Update Date: May 02, 2014 06:14 PM EDT

Autism can increase a person's risk of alcoholism. New research reveals that young adults with autistic tendencies are more likely than their peers to develop alcohol problems.

While young adults with autistic traits are less likely to social or binge drink, new research reveals they're more likely to grow dependent if they drink.

Researchers noted that the latest study didn't evaluate people with autism. They said the study was meant to study whether autistic traits like difficulties with social-interaction, social challenges and a predisposition to engage in repetitive behaviors, increase a person's risk for alcohol and other addiction problems.

"Drinking to intoxication is a social activity that is more likely to occur in a group," said first author Duneesha De Alwis, PhD, a postdoctoral fellow in the Department of Psychiatry. "People with autistic traits can be socially withdrawn, so drinking with peers is less likely. But if they do start drinking, even alone, they tend to repeat that behavior, which puts them at increased risk for alcohol dependence."

The latest study involved 3,080 Australian twins. Researchers assessed participants' responses in interviews and surveys to find symptoms related to attention-deficit/hyperactivity disorder like inattention, difficulty concentrating or always being "on the go." Researchers also looked for traits associated with autism disorders.

"There seems to be a strong genetic overlap between ADHD and autism," De Alwis said. "And it's very common for people with ADHD to have autistic traits. These individuals may not have an autism spectrum disorder, but they typically score high on measurements of autistic traits."

The study revealed that people with more ADHD symptoms or autistic traits were more likely to abuse alcohol. Furthermore, they were also more likely to smoke cigarettes and use marijuana.
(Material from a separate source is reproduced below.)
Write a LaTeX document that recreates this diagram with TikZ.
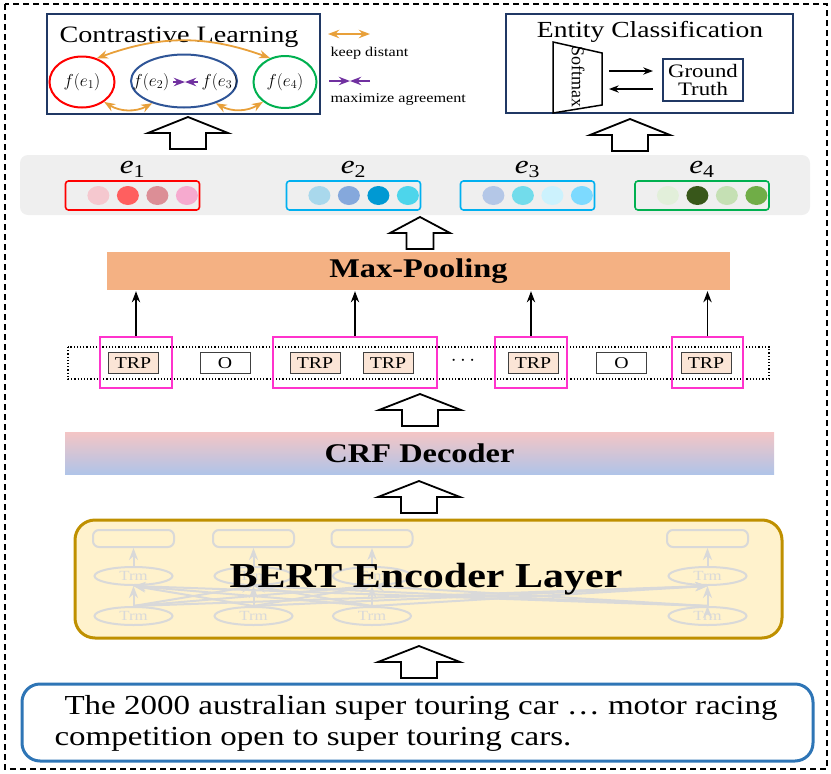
\documentclass[tikz,border=0pt]{standalone}
\usepackage{fontspec}
\setmainfont[FakeStretch=1.2]{Liberation Serif}
\newfontfamily\plainserif{Liberation Serif}
\usetikzlibrary{positioning, arrows.meta, shapes.geometric}

\definecolor{navy}{HTML}{203864}
\definecolor{midblue}{HTML}{2F5597}
\definecolor{keep}{HTML}{E8A03A}
\definecolor{agree}{HTML}{7030A0}
\definecolor{spanpink}{HTML}{FF33CC}
\definecolor{trpfill}{HTML}{FBE5D6}
\definecolor{poolfill}{HTML}{F4B183}
\definecolor{crftop}{HTML}{F4C5C5}
\definecolor{crfbottom}{HTML}{B0C4E8}
\definecolor{bertfill}{HTML}{FFF2CC}
\definecolor{bertline}{HTML}{BF9000}
\definecolor{inputline}{HTML}{2E75B6}
\definecolor{trmgray}{HTML}{D9D9D9}
\definecolor{panel}{HTML}{EFEFEF}
\definecolor{vecred}{HTML}{FF0000}
\definecolor{vecblue}{HTML}{00B0F0}
\definecolor{vecgreen}{HTML}{00B050}
\definecolor{ea}{HTML}{F5C8CF}\definecolor{eb}{HTML}{FF5F5F}
\definecolor{ec}{HTML}{DC8E96}\definecolor{ed}{HTML}{F6AACF}
\definecolor{fa}{HTML}{A9D8EC}\definecolor{fb}{HTML}{85A8DC}
\definecolor{fc}{HTML}{0099D3}\definecolor{fd}{HTML}{4DD5EB}
\definecolor{ga}{HTML}{B4C7E7}\definecolor{gb}{HTML}{72DCEB}
\definecolor{gc}{HTML}{CCF2FD}\definecolor{gd}{HTML}{7DDAFF}
\definecolor{ha}{HTML}{E2EFDA}\definecolor{hb}{HTML}{38571A}
\definecolor{hc}{HTML}{C5E0B4}\definecolor{hd}{HTML}{70AD47}

\newcommand{\entlabel}[1]{\textit{e}\textsubscript{#1}}

\tikzset{
  fsize/.style={font=\fontsize{#1}{#1}\selectfont},
  frame/.style={draw=navy, line width=2pt},
  embed/.style={ellipse, draw=#1, line width=2pt, inner sep=0pt, fsize=17},
  vec/.style={draw=#1, rounded corners=3pt, line width=1.6pt,
    minimum width=134pt, minimum height=29pt},
  dot/.style={ellipse, fill=#1, inner sep=0pt, minimum width=22pt, minimum height=19pt},
  tok/.style={draw=black!75, line width=0.8pt, minimum width=50pt,
    minimum height=21pt, inner sep=0pt, fsize=16.5},
  trp/.style={tok, fill=trpfill},
  spanbox/.style={draw=spanpink, line width=2pt, minimum height=51pt},
  bar/.style={minimum height=#1, inner sep=0pt, font=\fontsize{27}{27}\selectfont\bfseries},
  trm/.style={ellipse, draw=trmgray, line width=2pt, text=trmgray,
    minimum width=78pt, minimum height=18pt, inner sep=0pt, fsize=14},
  cell/.style={draw=trmgray, line width=2pt, rounded corners=6pt,
    minimum width=81pt, minimum height=17pt},
  trmline/.style={draw=trmgray, line width=2pt, ->},
  keepline/.style={keep, line width=1.8pt, <->},
  agreeline/.style={agree, line width=1.8pt, ->},
  pics/blockup/.style args={#1/#2}{code={
    \draw[line width=1.8pt, fill=white, line join=miter]
      (0,0) -- (#1,16) -- (#2,16) -- (#2,32) -- (-#2,32) -- (-#2,16) -- (-#1,16) -- cycle;}}
}

\begin{document}
\begin{tikzpicture}[x=1pt, y=-1pt, >=Stealth, node distance=29.5pt, on grid]
  \useasboundingbox (0,0) rectangle (831,774);
  \draw[line width=1.5pt, dash pattern=on 6pt off 4pt] (5,4) rectangle (827,769);

  % contrastive learning
  \node[frame, minimum width=273pt, minimum height=100pt] (cl) at (183,63.5) {};
  \node[fsize=23.5, anchor=base] (cltitle) at (179,42) {Contrastive Learning};
  \node[embed=vecred, minimum width=65pt, minimum height=51pt] (c1) at (82,82) {$f(e_1)$};
  \node[embed=midblue, minimum width=106pt, minimum height=53pt] (c23) at (184,81) {};
  \node[embed=vecgreen, minimum width=63pt, minimum height=52pt] (c4) at (285,82) {$f(e_4)$};
  \node[fsize=17] (f2) at (151,82) {$f(e_2)$};
  \node[fsize=17] (f3) at (220,82) {$f(e_3)$};
  \coordinate (meet) at (185,82);
  \path[agreeline] (f2.east) edge (meet) (f3.west) edge (meet);
  \draw[keepline] (c1.58) to[bend left=20] (c4.122);
  \draw[keepline] (c1.-42) to[bend right=30] (c23.-145);
  \draw[keepline] (c23.-35) to[bend right=30] (c4.-138);

  % legend
  \coordinate (k1) at (328,34);
  \coordinate (k2) at (370,34);
  \draw[keepline] (k1) -- (k2);
  \node[fsize=13.5, anchor=base west] (keeptxt) at (327,56) {keep distant};
  \coordinate (a1) at (329,81);
  \coordinate (a2) at (370,81);
  \coordinate (a3) at (350,81);
  \path[agreeline] (a1) edge (a3) (a2) edge (a3);
  \node[fsize=13.5, anchor=base west] (agreetxt) at (327,102) {maximize agreement};

  % entity classification
  \node[frame, minimum width=287pt, minimum height=99pt] (ec) at (649.5,63.5) {};
  \node[fsize=23, anchor=base] (ectitle) at (650,37) {Entity Classification};
  \draw[line width=1.5pt] (553,42) -- (602,53) -- (602,105) -- (553,113) -- cycle;
  \node[rotate=-90, font=\plainserif\fontsize{18}{18}\selectfont] (soft) at (578,77) {Softmax};
  \node[frame, minimum width=80pt, minimum height=42pt, align=center,
    font=\fontsize{19}{18}\selectfont] (truth) at (703,80) {Ground\\Truth};
  \coordinate (s1) at (609,71);
  \coordinate (s2) at (609,89);
  \draw[->, line width=1.5pt, shorten >=9pt] (s1) -- (s1 -| truth.west);
  \draw[<-, line width=1.5pt] (s2) -- ([xshift=-9pt]s2 -| truth.west);

  \pic at (188,117) {blockup=40/18};
  \pic at (630,119) {blockup=40/18};

  % entity vectors
  \node[fill=panel, rounded corners=8pt, minimum width=790pt, minimum height=60pt] (row) at (415,185) {};
  \node[vec=vecred] (v1) at (132.5,195.5) {};
  \node[vec=vecblue] (v2) at (353.5,195.5) {};
  \node[vec=vecblue] (v3) at (527.5,195.5) {};
  \node[vec=vecgreen] (v4) at (702,195.5) {};
  \node[fsize=26] (l1) [above=26pt of v1] {\entlabel{1}};
  \node[fsize=26] (l2) [above=26pt of v2] {\entlabel{2}};
  \node[fsize=26] (l3) [above=26pt of v3] {\entlabel{3}};
  \node[fsize=26] (l4) [above=26pt of v4] {\entlabel{4}};
  \node[dot=ea] (d11) [right=22.5pt of v1.west] {};
  \node[dot=eb] (d12) [right=of d11] {};
  \node[dot=ec] (d13) [right=of d12] {};
  \node[dot=ed] (d14) [right=of d13] {};
  \node[dot=fa] (d21) [right=22.5pt of v2.west] {};
  \node[dot=fb] (d22) [right=of d21] {};
  \node[dot=fc] (d23) [right=of d22] {};
  \node[dot=fd] (d24) [right=of d23] {};
  \node[dot=ga] (d31) [right=22.5pt of v3.west] {};
  \node[dot=gb] (d32) [right=of d31] {};
  \node[dot=gc] (d33) [right=of d32] {};
  \node[dot=gd] (d34) [right=of d33] {};
  \node[dot=ha] (d41) [right=22.5pt of v4.west] {};
  \node[dot=hb] (d42) [right=of d41] {};
  \node[dot=hc] (d43) [right=of d42] {};
  \node[dot=hd] (d44) [right=of d43] {};

  \pic at (420,217) {blockup=30/13.5};

  % max pooling and tags
  \node[bar=38pt, fill=poolfill, minimum width=623pt] (pool) at (418.5,271) {Max-Pooling};
  \draw[dotted, line width=1.2pt] (68,347) rectangle (769,379);
  \node[trp] (t1) at (133,363) {TRP};
  \node[tok] (t2) at (225,363) {O};
  \node[trp] (t3) at (315,363) {TRP};
  \node[trp] (t4) at (388,363) {TRP};
  \node[fsize=20] (t5) at (463,361) {$\cdots$};
  \node[trp] (t6) at (533,363) {TRP};
  \node[tok] (t7) at (621.5,363) {O};
  \node[trp] (t8) at (706,363) {TRP};
  \node[spanbox, minimum width=72pt] (p1) at (136,362.5) {};
  \node[spanbox, minimum width=164pt] (p2) at (355,362.5) {};
  \node[spanbox, minimum width=72pt] (p3) at (531,362.5) {};
  \node[spanbox, minimum width=71pt] (p4) at (707.5,362.5) {};
  \path[->, line width=1.8pt, shorten >=1pt]
    (p1.north) edge (p1.north |- pool.south)
    (p2.north) edge (p2.north |- pool.south)
    (p3.north) edge (p3.north |- pool.south)
    (p4.north) edge (p4.north |- pool.south);

  \pic at (420,394) {blockup=41/18};

  % crf decoder
  \node[bar=42pt, top color=crftop, bottom color=crfbottom, minimum width=709pt] (crf) at (419.5,453) {CRF Decoder};

  \pic at (419,481) {blockup=41/18};

  % bert encoder
  \node[draw=bertline, fill=bertfill, line width=3pt, rounded corners=20pt,
    minimum width=707pt, minimum height=118pt] (bert) at (428.5,579) {};
  \node[cell] (r1) at (133.5,538.5) {};
  \node[cell] (r2) at (253.5,538.5) {};
  \node[cell] (r3) at (372,538.5) {};
  \node[cell] (r4) at (707.5,538.5) {};
  \node[trm] (m1) at (133.5,576) {Trm};
  \node[trm] (m2) at (253.5,576) {Trm};
  \node[trm] (m3) at (372,576) {Trm};
  \node[trm] (m4) at (707.5,576) {Trm};
  \node[trm] (b1) at (133.5,616) {Trm};
  \node[trm] (b2) at (253.5,616) {Trm};
  \node[trm] (b3) at (372,616) {Trm};
  \node[trm] (b4) at (707.5,616) {Trm};
  \path[trmline]
    (m1) edge (r1) (m2) edge (r2) (m3) edge (r3) (m4) edge (r4)
    (b1.north) edge (m1.south) edge (m2.south) edge (m3.south) edge (m4.south)
    (b2.north) edge (m1.south) edge (m2.south) edge (m3.south) edge (m4.south)
    (b3.north) edge (m1.south) edge (m2.south) edge (m3.south) edge (m4.south)
    (b4.north) edge (m1.south) edge (m2.south) edge (m3.south) edge (m4.south);
  \node[font=\fontsize{35}{35}\selectfont\bfseries] (berttxt) at (426,579) {BERT Encoder Layer};

  \pic at (419,646) {blockup=41/18};

  % input sentence
  \node[draw=inputline, line width=3pt, rounded corners=18pt,
    minimum width=791pt, minimum height=77pt] (input) at (417.5,722.5) {};
  \node[fsize=27.5, anchor=base west] (line1) at (61,714)
    {The 2000 australian super touring car … motor racing};
  \node[fsize=27.5, anchor=base west] (line2) at (51,745)
    {competition open to super touring cars.};
\end{tikzpicture}
\end{document}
The study revealed that 39 percent of people with six or more autistic traits had used marijuana more than 10 times in their lives.

"That was a surprise," said De Alwis. "We expected they would be less likely to use marijuana because people at greatest risk for autism spectrum disorders often are reluctant to take risks and typically take steps to avoid harm."

While people with ADHD were more likely to engage in social drinking and drink till intoxication, the study revealed those with autistic traits were less likely to do either. However, drinking at all significantly raised their risk of alcohol dependence.

"Binge drinking, for example, might happen in a very developmentally limited fashion," she said. "People are most likely to binge drink during college. Then they mature and go on with life. Someone who is more socially withdrawn may not engage in that sort of drinking, but he or she may have an escalating pattern of drinking that leads to alcoholism."

"It could be that people with just a few autistic traits have an increased risk of substance-abuse problems, while those with more traits are somehow protected," Agrawal concluded. "For this study, we clumped all of these symptoms together. In future research, we want to look at how individual traits-like repetitive behaviors or being withdrawn socially-may influence risk. It could be that some traits related to autism are protective, while others elevate the risk for alcohol and substance-abuse problems."

The findings were published in the Journal of Studies on Alcohol and Drugs.